For simple stuff I use the 3-way Color Corrector but some people use third-party plugins like Colorista. For more complex corrections or long-form timelines I use a dedicated app such as Resolve.
If my footage requires heavy color correction then I don't generally perform the CC in the same timeline I do my edit in. I generally do my CC then export to a lossless or visually lossless format. Then after my CC is complete I perform my edit. However if I only need very light CC then I just perform it inside Premiere. For really heavy color correction I have used AE before but I always have done it before adding any transitions or any graphics etc. But then again it really depends on the specific project, if it's a field shoot with several camera's it can be a pain to CC tons of un-edited footage. So workflow varies from scenario to scenario.
Like you have stated though I have always liked using the curves effect quite a bit. It makes it very easy to obtain a "warm" look to my footage. One thing I really like about Premiere cs6 though is that we finally can use Adjustment layers!!!! Which makes CC much easier. Sadly though I haven't used Speed Grade too much yet, to partially answer your question though about speed grade, its integration with Premeire isn't as good as AE, Audition, or Encore in my opinion.
Here is a link to a article on how it works
can you export your entire timeline into Speed grade and it retain your titles and trasitions?
Thanks guys, I appreciate your viewpoints on this, most helpful :-)
If I can CC in Pr, I will. What prevents me from staying in Pr is if I need to do a lot of masking, secondary type corrections. Ae is better for that, IMO.
I guess my general rule is, "The more love I need to put on my footage, the more likely it is I'll need to take the project to Ae."
When I do CC in Pr, my tools of choice are RGB Curves (which is CUDA friendly, and I have a CUDA card) for CC, and I use Three-Way or Fast CC mostly for increasing saturation. I leave the other controls alone.
The advantage to doing CC in Pr, is the CUDA accelleration. If you use CUDA effects, you can work a lot faster, due to less rendering.

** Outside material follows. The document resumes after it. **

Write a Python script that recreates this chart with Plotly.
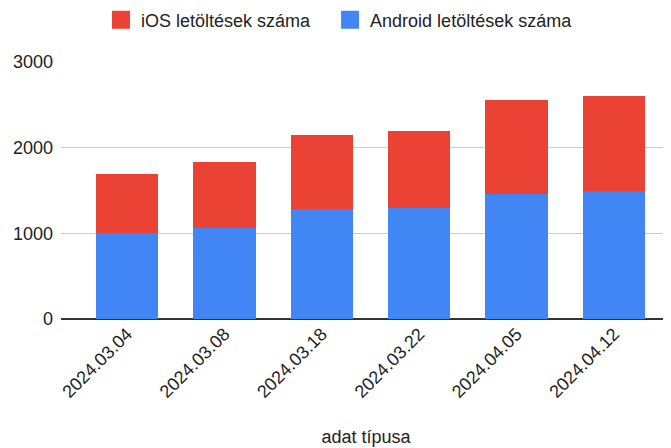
import plotly.graph_objects as go

dates = ["2024.03.04", "2024.03.08", "2024.03.18", "2024.03.22", "2024.04.05", "2024.04.12"]
android = [1000, 1065, 1280, 1300, 1460, 1490]
ios = [690, 765, 870, 900, 1100, 1110]
y_ticks = [0, 1000, 2000, 3000]

ANDROID_NAME = "Android letöltések száma"
IOS_NAME = "iOS letöltések száma"
BLUE = "#4285F4"
RED = "#EA4335"
FONT = "Liberation Sans, Arial, sans-serif"

fig = go.Figure()
fig.add_trace(go.Bar(x=dates, y=android, name=ANDROID_NAME, showlegend=False,
                     marker=dict(color=BLUE, line=dict(width=0))))
fig.add_trace(go.Bar(x=dates, y=ios, name=IOS_NAME, showlegend=False,
                     marker=dict(color=RED, line=dict(width=0))))
# legend-only entries (larger square swatches, no marks drawn)
fig.add_trace(go.Scatter(x=[None], y=[None], mode="markers", name=IOS_NAME + "\u00a0\u00a0\u00a0",
                         marker=dict(symbol="square", size=16, color=RED,
                                     line=dict(width=2, color=RED))))
fig.add_trace(go.Scatter(x=[None], y=[None], mode="markers", name=ANDROID_NAME,
                         marker=dict(symbol="square", size=16, color=BLUE,
                                     line=dict(width=2, color=BLUE))))

# the page body has an 8px default margin, so offsets are compensated here
fig.update_layout(
    barmode="stack",
    bargap=0.36,
    width=671, height=448,
    margin=dict(l=53, r=8, t=54, b=137, autoexpand=False),
    plot_bgcolor="white", paper_bgcolor="white",
    font=dict(family=FONT, size=18, color="#222222"),
    legend=dict(orientation="h", traceorder="normal", itemsizing="trace",
                x=93 / 671, xref="container", xanchor="left",
                y=1.163, yref="paper", yanchor="middle",
                font=dict(size=18)),
    xaxis=dict(type="category", range=[-0.678, 5.585], tickangle=-45,
               title=dict(text="adat típusa", standoff=29, font=dict(size=18)),
               showgrid=False, showline=False, ticks="", tickfont=dict(size=18)),
    yaxis=dict(range=[0, 3000], tickvals=y_ticks, showgrid=True, gridcolor="#cccccc",
               zeroline=True, zerolinecolor="#333333", zerolinewidth=2,
               ticks="", ticklabelstandoff=7, tickfont=dict(size=18)),
)
fig.write_html("out.html")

Once you go to Ae, you lose CUDA, but you gain flexibility. Therefore, there's not a single one-size-fits-all answer.
I also have a lot more available plugs in Ae. I like Frischluft Curves, which is an oustanding curves based plug. And the native Hue/Saturation effect in Ae is extremely useful for single hue corrections. Pr doesn't have a similar native effect.
And then as a last step, after getting all my corrections "evened out," I'll add Magic Bullet Looks to an adjustment layer for an overall treatment.

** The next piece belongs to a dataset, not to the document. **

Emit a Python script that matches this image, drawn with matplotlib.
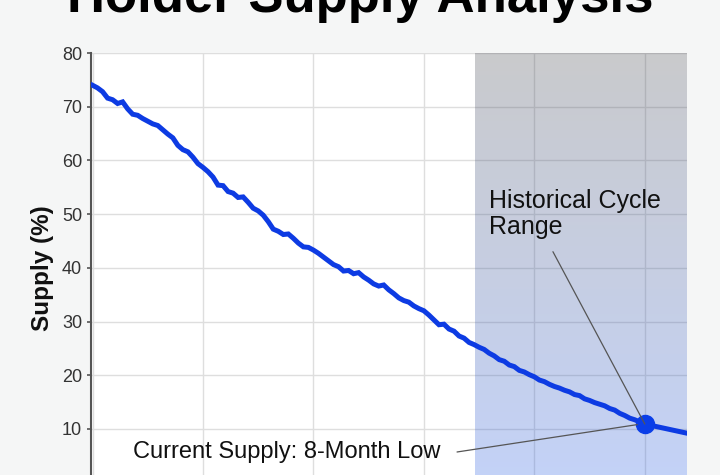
import numpy as np
import matplotlib
matplotlib.use("Agg")
import matplotlib.pyplot as plt

plt.rcParams['font.family'] = ['Liberation Sans', 'DejaVu Sans']

# ---- data ----
supply = [74.0, 73.5, 72.8, 71.6, 71.3, 70.6, 70.9, 69.6, 68.6, 68.4,
          67.8, 67.3, 66.8, 66.5, 65.7, 64.9, 64.2, 62.8, 62.0, 61.6,
          60.6, 59.4, 58.7, 57.9, 56.9, 55.4, 55.3, 54.2, 53.9, 53.1,
          53.2, 52.2, 51.1, 50.6, 49.8, 48.6, 47.2, 46.8, 46.2, 46.3,
          45.5, 44.6, 43.9, 43.8, 43.3, 42.7, 42.0, 41.3, 40.6, 40.2,
          39.4, 39.5, 38.9, 39.1, 38.3, 37.7, 37.0, 36.6, 36.8, 35.9,
          35.2, 34.4, 33.9, 33.6, 32.9, 32.4, 32.0, 31.2, 30.3, 29.4,
          29.5, 28.6, 28.2, 27.3, 26.9, 26.1, 25.7, 25.2, 24.8, 24.1,
          23.6, 22.9, 22.6, 21.9, 21.6, 20.9, 20.6, 20.1, 19.7, 19.1,
          18.8, 18.3, 17.9, 17.6, 17.2, 16.9, 16.4, 16.2, 15.6, 15.3,
          14.9, 14.6, 14.3, 13.8, 13.5, 12.9, 12.5, 12.0, 11.7, 11.3,
          10.9]
days = list(range(len(supply)))
tail_x = [110, 118.4]
tail_y = [10.9, 9.2]
current_x, current_y = 110, 10.9
cycle_start, cycle_end = 76.2, 118.4
yticks = [10, 20, 30, 40, 50, 60, 70, 80]
xgrid = [0, 22, 44, 66, 88, 110]

fig = plt.figure(figsize=(7.2, 4.75), dpi=100, facecolor='#f5f6f6')
ax = fig.add_axes([91/720, -0.016, (687-91)/720, 0.8884 + 0.016])
ax.set_facecolor('white')

ax.set_xlim(-0.3, 118.4)
ax.set_ylim(0, 80)

# gradient shaded historical cycle range
n = 256
top = np.array([75, 77, 85]) / 255
bot = np.array([55, 105, 232]) / 255
t = np.linspace(0, 1, n)[:, None]
rgb = top * (1 - t) + bot * t
rgba = np.concatenate([rgb, np.full((n, 1), 0.30)], axis=1)[:, None, :]
ax.imshow(rgba, extent=[cycle_start, cycle_end, 0, 80], aspect='auto',
          origin='upper', zorder=2, interpolation='bilinear')

ax.plot(days, supply, color='#0d3be3', lw=3.6, zorder=4, solid_joinstyle='miter')
ax.plot(tail_x, tail_y, color='#0d3be3', lw=3.6, zorder=4)
ax.plot([current_x], [current_y], 'o', color='#0a3ee8', ms=13, zorder=5)

# annotations
ax.text(79.0, 50.0, 'Historical Cycle\nRange', fontsize=18, ha='left', va='center',
        color='#111111', linespacing=1.12, zorder=6)
ax.annotate('', xy=(current_x, current_y), xytext=(91.7, 43.0),
            arrowprops=dict(arrowstyle='-', color='#555555', lw=0.9, shrinkA=0, shrinkB=0),
            zorder=6)
ax.text(8.1, 4.6, 'Current Supply: 8-Month Low', fontsize=17, ha='left', va='baseline',
        color='#111111', zorder=6)
ax.annotate('', xy=(current_x - 1.5, current_y - 0.1), xytext=(72.6, 5.7),
            arrowprops=dict(arrowstyle='-', color='#555555', lw=0.9, shrinkA=0, shrinkB=0),
            zorder=6)

# axes styling
ax.set_yticks(yticks)
ax.set_xticks(xgrid)
ax.set_xticklabels([])
ax.tick_params(axis='x', length=0)
ax.tick_params(axis='y', labelsize=13, labelcolor='#333333', color='#555555',
               length=3, width=1.2, pad=3.5)
ax.grid(True, color='#dedede', lw=1.0, zorder=1.5)
for s in ['top', 'right', 'bottom']:
    ax.spines[s].set_visible(False)
ax.spines['left'].set_color('#555555')
ax.spines['left'].set_linewidth(1.5)

fig.text(42/720, 1 - 268/475, 'Supply (%)', rotation=90, fontsize=17.5, fontweight='bold',
         ha='center', va='center', color='#111111')
fig.text(0.5, 1 - 12/475, 'Holder Supply Analysis', fontsize=38, fontweight='bold',
         ha='center', va='baseline', color='#000000')

fig.savefig('out.png', dpi=100, facecolor=fig.get_facecolor())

I only opened SpeedGrade once after installing it. I don't see why anybody would use it, unless they were already familiar with it. You can't go back to Pr easily. And in my world, projects are rarely finished. Clients think they can make massive changes at any stage of post, even after mastering and delivery. I've had clients make changes to spots after they've been airing for several days. I laugh at editors who name anything "final."